High-altitude, long-endurance (HALE) UAVs are characterized by very large aspect ratio wings and low structural weight, and therefore are inherently highly flexible. As a result, these platforms are more susceptible to very large structural deformation in flight and in atmospheric turbulence. These deformations may severely affect the performance of the aircraft or its function, as in the case of a wing-embedded antenna. In addition, analysis of large elastic deformations requires the use of computationally expensive nonlinear models. This work aims to control the large wing deformations that highly flexible aircraft undergo in flight, by performing trim optimization to constrain wing deformation in steady trimmed flight, and by minimizing the dynamic response to gust encounter.

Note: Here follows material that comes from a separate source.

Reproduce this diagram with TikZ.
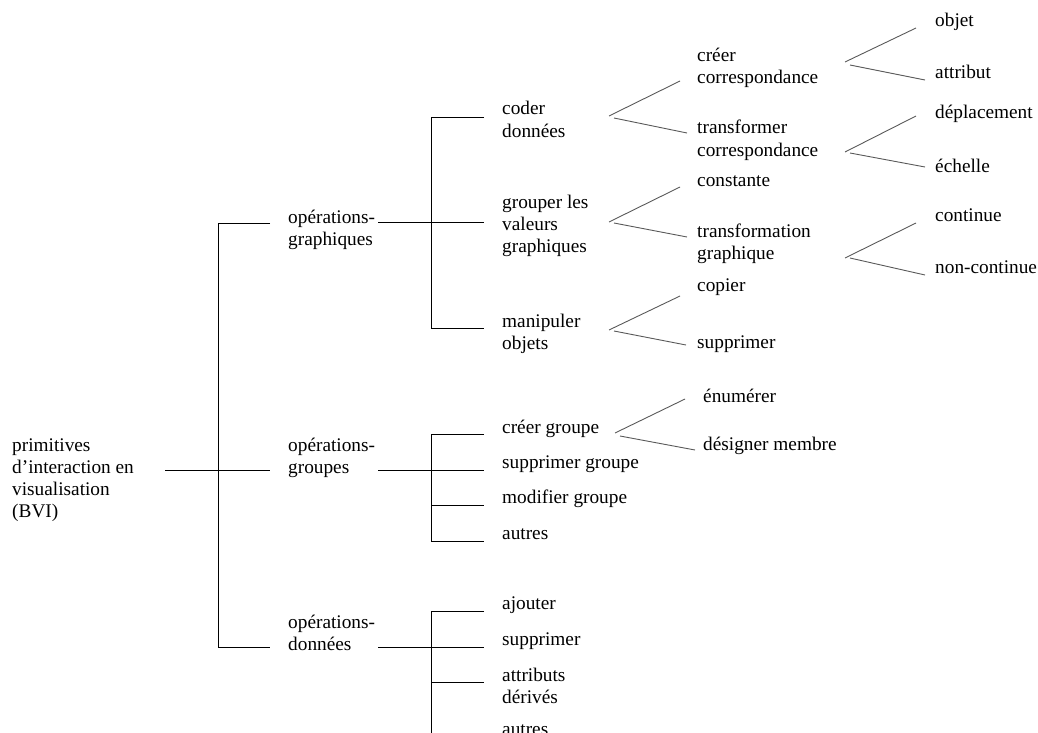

The flexible wing is trimmed and controlled via multiple control surfaces, typically located along the leading and trailing edges. Due to the use of multiple controls, trimming the aircraft is cast as a trim optimization problem with constraints to find the control surface deflections that trim the vehicle to a required maneuver while minimizing a specified objective function. In the current study, the optimization problem is to trim the aircraft to a symmetric maneuver while minimizing the control effort as an objective, and constraining wing elastic deformations to a user defined value. Trim optimization is performed using linear programming.
While at trimmed flight, gust disturbances may result in a large dynamic response. A robust control scheme is designed and applied using H-infinity loop shaping, to demonstrate that although the control surfaces are used for trimming the aircraft, they have enough authority left to effectively minimize elastic wing deformations during gust penetration.
The above methodology is demonstrated on a highly flexible flying wing, similar to the NASA Helios aircraft. It is controlled via two leading- and two trailing-edge control surfaces. Trim optimization effectively allows trimmed flight at various load factors and dynamic pressure values in the flight envelope, while maintaining small structural deformations, of about 1/40 of the wing span. The H-infinity controller significantly reduces the maximum wing deflection experienced by a gust disturbance. Thus, large structural deformations can be prevented, avoiding related performance issues and the need for complex structural geometrically nonlinear analyses for such highly flexible airframes.